Summertime is, fittingly, a movie about time itself and its “little surprises.” We waste time wasting away on social media, while unbeknownst to us, we’re side characters in another time waster’s story happening not too far away. A single day can change an entire life, while everyone else appears to be living in slow motion by comparison. Summertime operates by dream logic, which is its main appeal, but also its downfall as a coherent piece of work.

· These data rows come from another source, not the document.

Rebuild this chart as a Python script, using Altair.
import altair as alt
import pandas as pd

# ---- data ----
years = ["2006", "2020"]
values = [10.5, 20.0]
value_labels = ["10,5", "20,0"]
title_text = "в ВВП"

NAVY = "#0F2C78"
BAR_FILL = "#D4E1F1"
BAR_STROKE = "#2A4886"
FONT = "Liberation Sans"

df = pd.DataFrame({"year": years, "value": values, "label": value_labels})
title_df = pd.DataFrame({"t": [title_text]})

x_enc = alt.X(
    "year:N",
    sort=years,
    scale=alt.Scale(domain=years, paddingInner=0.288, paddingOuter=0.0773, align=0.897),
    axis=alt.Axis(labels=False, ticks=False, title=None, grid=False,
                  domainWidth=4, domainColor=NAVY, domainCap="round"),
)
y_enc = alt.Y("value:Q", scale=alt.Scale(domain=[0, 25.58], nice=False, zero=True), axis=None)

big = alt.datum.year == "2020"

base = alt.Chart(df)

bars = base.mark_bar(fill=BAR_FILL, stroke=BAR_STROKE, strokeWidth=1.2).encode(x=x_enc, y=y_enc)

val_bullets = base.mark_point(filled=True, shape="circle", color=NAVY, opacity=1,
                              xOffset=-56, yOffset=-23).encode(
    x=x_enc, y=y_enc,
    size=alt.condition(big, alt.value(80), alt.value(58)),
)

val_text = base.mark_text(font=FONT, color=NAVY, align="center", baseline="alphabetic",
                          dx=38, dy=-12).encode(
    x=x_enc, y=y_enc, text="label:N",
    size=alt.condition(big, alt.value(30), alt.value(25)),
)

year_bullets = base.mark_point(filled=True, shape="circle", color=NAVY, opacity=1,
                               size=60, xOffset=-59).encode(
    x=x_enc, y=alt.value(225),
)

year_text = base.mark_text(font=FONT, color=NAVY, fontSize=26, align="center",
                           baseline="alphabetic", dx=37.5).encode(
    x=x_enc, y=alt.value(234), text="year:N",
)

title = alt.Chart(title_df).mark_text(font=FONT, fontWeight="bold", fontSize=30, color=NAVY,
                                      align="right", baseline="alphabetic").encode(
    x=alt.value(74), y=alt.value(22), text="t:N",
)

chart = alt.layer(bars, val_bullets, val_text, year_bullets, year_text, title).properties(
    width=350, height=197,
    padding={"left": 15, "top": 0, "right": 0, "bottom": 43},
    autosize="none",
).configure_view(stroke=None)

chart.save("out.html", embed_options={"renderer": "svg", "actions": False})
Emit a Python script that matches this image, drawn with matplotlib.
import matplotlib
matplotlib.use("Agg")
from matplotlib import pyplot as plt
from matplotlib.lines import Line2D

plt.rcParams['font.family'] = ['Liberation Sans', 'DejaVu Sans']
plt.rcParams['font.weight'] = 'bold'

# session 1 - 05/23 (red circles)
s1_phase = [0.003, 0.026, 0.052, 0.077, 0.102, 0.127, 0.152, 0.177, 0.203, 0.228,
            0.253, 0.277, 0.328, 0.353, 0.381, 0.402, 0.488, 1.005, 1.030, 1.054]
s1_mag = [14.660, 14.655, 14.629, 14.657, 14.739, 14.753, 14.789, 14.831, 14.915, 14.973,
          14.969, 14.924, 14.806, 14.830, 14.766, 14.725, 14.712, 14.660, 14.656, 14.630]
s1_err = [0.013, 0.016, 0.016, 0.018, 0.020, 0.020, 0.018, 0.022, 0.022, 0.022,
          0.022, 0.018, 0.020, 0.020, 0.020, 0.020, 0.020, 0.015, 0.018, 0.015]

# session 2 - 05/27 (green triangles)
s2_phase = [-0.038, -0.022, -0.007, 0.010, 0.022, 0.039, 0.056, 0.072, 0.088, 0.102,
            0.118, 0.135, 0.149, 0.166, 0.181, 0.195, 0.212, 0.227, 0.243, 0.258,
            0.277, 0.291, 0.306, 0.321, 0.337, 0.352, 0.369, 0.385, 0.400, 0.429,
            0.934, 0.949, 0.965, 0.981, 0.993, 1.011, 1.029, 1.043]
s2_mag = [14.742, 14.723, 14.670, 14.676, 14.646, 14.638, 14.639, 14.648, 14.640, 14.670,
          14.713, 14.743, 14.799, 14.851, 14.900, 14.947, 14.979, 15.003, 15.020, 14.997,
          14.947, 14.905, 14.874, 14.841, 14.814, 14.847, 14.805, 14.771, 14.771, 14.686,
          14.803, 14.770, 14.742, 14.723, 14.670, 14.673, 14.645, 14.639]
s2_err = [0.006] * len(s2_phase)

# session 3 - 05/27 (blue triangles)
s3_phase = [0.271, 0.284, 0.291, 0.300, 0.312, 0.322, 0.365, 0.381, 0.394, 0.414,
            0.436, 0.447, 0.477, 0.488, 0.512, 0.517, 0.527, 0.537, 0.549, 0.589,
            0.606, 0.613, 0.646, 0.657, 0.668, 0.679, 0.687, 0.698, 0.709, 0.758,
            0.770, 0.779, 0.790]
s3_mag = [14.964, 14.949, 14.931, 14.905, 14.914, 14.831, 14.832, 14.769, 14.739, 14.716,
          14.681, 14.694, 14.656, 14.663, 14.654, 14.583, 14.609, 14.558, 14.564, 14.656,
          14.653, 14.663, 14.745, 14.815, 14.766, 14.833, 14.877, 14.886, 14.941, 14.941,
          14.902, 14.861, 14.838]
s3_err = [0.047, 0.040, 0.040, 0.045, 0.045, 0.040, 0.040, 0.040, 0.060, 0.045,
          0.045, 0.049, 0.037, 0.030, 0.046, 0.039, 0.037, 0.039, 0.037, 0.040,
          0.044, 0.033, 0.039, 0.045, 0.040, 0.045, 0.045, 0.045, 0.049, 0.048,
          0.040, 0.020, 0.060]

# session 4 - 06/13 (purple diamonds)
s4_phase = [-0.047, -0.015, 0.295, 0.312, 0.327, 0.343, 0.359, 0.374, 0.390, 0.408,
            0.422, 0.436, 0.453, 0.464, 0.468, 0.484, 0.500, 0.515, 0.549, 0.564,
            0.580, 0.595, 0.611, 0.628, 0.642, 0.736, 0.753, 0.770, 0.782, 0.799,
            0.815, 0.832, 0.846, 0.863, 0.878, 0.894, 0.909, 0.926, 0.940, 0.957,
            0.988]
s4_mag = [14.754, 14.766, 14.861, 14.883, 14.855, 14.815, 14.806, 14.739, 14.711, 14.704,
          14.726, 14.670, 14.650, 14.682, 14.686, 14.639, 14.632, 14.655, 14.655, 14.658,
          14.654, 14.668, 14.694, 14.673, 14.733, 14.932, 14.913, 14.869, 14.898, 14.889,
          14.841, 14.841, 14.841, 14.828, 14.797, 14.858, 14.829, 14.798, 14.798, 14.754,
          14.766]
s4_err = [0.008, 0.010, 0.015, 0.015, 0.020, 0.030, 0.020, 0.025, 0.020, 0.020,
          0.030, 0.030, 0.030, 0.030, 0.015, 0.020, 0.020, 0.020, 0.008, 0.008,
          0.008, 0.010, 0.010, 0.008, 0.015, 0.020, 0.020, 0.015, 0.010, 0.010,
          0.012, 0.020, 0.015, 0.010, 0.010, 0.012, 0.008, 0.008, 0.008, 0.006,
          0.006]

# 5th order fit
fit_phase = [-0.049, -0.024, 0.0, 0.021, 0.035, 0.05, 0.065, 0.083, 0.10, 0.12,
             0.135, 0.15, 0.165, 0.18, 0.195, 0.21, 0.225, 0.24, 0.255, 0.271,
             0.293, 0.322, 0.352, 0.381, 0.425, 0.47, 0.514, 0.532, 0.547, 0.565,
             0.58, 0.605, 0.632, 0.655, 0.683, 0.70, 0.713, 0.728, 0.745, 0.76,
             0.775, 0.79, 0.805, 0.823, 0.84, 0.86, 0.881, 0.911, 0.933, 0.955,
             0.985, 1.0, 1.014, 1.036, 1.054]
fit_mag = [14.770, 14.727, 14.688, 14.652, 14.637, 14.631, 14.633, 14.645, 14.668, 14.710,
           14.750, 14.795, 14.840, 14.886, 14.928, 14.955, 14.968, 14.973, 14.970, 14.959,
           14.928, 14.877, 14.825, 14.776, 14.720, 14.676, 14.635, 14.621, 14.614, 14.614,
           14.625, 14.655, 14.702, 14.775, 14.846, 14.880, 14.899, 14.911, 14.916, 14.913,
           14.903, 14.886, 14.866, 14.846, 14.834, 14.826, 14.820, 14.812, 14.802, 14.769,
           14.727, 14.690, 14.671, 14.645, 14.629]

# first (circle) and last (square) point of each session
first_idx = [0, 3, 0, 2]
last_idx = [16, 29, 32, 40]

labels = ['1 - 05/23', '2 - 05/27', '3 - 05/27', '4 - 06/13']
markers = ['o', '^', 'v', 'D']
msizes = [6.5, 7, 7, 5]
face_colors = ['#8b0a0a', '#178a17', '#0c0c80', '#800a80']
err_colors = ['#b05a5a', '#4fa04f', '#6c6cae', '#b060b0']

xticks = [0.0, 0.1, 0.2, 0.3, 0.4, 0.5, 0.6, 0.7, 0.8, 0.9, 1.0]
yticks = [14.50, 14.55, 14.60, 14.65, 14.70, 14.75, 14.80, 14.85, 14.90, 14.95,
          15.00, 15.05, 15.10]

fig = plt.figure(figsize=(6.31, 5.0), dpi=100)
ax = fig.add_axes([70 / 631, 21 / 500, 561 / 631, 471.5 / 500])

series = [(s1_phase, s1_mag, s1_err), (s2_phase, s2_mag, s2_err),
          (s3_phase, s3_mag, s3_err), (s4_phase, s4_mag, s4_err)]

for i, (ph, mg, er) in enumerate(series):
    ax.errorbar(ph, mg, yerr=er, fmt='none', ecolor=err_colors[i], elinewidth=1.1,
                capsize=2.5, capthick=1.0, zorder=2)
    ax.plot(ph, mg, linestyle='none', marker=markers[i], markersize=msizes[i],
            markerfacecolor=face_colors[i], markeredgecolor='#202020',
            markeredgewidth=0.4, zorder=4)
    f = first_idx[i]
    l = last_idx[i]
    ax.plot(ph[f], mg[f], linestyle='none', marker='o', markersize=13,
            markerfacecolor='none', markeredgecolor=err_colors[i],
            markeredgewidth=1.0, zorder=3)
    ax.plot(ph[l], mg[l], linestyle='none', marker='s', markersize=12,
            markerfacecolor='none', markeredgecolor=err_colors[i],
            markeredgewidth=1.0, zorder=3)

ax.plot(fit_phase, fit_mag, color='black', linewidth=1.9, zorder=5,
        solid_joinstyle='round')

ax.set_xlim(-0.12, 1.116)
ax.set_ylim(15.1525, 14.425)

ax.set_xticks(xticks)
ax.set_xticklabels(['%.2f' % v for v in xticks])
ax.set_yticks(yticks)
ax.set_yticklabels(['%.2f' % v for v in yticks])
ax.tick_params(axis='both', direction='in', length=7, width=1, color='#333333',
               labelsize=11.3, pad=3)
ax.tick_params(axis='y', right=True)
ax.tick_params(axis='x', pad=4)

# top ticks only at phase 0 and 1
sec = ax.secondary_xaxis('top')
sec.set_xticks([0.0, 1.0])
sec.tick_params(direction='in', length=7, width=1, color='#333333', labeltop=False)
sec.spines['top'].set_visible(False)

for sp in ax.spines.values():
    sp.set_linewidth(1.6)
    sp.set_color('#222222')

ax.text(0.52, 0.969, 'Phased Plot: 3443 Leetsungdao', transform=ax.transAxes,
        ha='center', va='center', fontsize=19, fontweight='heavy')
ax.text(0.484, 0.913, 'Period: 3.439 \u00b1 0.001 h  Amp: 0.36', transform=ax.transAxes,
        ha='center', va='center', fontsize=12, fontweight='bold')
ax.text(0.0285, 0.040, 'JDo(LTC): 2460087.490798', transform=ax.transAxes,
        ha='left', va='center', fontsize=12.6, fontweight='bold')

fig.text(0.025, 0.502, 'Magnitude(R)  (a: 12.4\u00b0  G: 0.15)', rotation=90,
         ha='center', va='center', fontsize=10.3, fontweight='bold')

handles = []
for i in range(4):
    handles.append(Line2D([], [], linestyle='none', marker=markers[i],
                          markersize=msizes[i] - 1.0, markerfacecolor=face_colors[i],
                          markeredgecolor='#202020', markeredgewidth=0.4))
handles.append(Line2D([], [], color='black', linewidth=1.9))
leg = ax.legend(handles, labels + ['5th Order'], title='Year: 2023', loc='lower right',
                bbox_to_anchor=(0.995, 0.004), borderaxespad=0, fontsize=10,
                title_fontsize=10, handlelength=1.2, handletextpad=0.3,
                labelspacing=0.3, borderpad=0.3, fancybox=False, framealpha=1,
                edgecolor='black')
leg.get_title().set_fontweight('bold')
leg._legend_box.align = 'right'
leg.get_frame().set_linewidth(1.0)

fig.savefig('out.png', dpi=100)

The film certainly has its moments, to be fair. From its frequently lucid daydreaming rap poetry diatribes to its genuinely affirming—yet only occasionally brutal—portrayal of modern LA through the eyes of its own young, fresh-faced poets. We follow their individual stories through a somewhat interconnected narrative akin to Love Actually or “New York, I Love You” from Master of None. While these transitions from perspective to perspective are usually natural and believable, Summertime takes far more detours and editing shortcuts than necessary. For the majority of the runtime, however, these detours take us to perfectly entertaining bursts of poetic expression written by the actual actors performing them.

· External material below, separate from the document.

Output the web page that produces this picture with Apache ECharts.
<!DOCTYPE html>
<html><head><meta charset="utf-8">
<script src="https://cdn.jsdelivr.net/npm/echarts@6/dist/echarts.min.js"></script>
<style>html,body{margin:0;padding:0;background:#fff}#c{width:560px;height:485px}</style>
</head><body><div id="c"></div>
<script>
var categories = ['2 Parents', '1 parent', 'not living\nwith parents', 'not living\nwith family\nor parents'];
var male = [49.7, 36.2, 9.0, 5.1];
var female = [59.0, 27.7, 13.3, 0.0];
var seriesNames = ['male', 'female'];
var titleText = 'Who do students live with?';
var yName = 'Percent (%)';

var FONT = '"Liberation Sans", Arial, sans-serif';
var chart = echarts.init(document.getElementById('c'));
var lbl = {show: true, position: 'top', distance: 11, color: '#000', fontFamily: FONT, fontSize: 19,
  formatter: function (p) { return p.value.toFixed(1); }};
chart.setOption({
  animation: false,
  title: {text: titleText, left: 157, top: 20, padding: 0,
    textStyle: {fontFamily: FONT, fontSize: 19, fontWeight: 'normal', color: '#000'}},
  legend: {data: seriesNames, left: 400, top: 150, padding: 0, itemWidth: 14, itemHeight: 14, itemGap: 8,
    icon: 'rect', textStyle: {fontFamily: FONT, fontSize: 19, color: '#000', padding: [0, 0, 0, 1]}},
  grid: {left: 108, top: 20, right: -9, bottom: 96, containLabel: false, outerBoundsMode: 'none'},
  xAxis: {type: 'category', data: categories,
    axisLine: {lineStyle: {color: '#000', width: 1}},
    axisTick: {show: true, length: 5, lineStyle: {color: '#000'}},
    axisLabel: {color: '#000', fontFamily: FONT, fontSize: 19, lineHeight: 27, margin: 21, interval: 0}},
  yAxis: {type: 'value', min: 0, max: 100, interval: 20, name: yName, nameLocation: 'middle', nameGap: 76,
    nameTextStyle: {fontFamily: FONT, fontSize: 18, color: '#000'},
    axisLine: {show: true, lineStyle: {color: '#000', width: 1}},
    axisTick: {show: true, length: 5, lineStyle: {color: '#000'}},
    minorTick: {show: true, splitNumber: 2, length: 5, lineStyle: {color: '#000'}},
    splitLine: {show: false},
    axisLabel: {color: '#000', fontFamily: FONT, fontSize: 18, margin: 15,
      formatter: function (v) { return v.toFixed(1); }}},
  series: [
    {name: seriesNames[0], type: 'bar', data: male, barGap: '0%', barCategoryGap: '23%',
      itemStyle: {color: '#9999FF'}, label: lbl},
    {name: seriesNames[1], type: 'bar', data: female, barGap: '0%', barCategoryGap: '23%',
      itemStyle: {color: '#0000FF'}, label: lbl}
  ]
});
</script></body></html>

Director Carlos López Estrada flexes the humorous, yet down-to-earth charm of his previous film Blindspotting—which is also a film about a city with more than enough baggage to sift through—and his unique filmmaking style is still as likable and courageous as ever. Who else would be brave enough to make a musical based almost solely around rap poetry featuring virtually unknown actors to the tone of Slacker?
In fact, a stronger script could have made this a La La Land for Gen Z, but the inconsistent transitions, camera-facing resolution, and wishy-washy tone just can’t keep up with the airtight focus of the actual set piece monologues when it comes to unrelenting emotion and pure conviction. When the poets are given a chance to let their words flow as intended, Summertime shows off its gravitas and quirky commitment to trying something at least a little new. But the performances in between are too rough around the edges to maintain a true sense of immersion.
The rap poetry also ranges in questionable quality. A Yelp review gone wrong is a true delight and could be mistaken for a short film unto itself—it’s just dripping with impeccable timing and verve. But soon after, an argument on a bus turns into a scribe against homophobic bigots that feels entirely manufactured and too dramatically contrived to take seriously. Other short stories found throughout the city of angels land somewhere in between, and can even be surprisingly humorous, like a time-bending progression of two street rappers who find themselves on the precipice of actually making it big in LA.
Summertime works far better as an abstract exercise in youthful wish fulfillment than it does a complete, polished film. Which is odd because this is not from a first-time filmmaker still polishing their craft, though Estrada is clearly in search of mastering his own voice as a director. Estrada captured an undeniable magic in Blindspotting, but in Summertime, he’s choosing freestyle over substance. And it seems he wouldn’t have it any other way.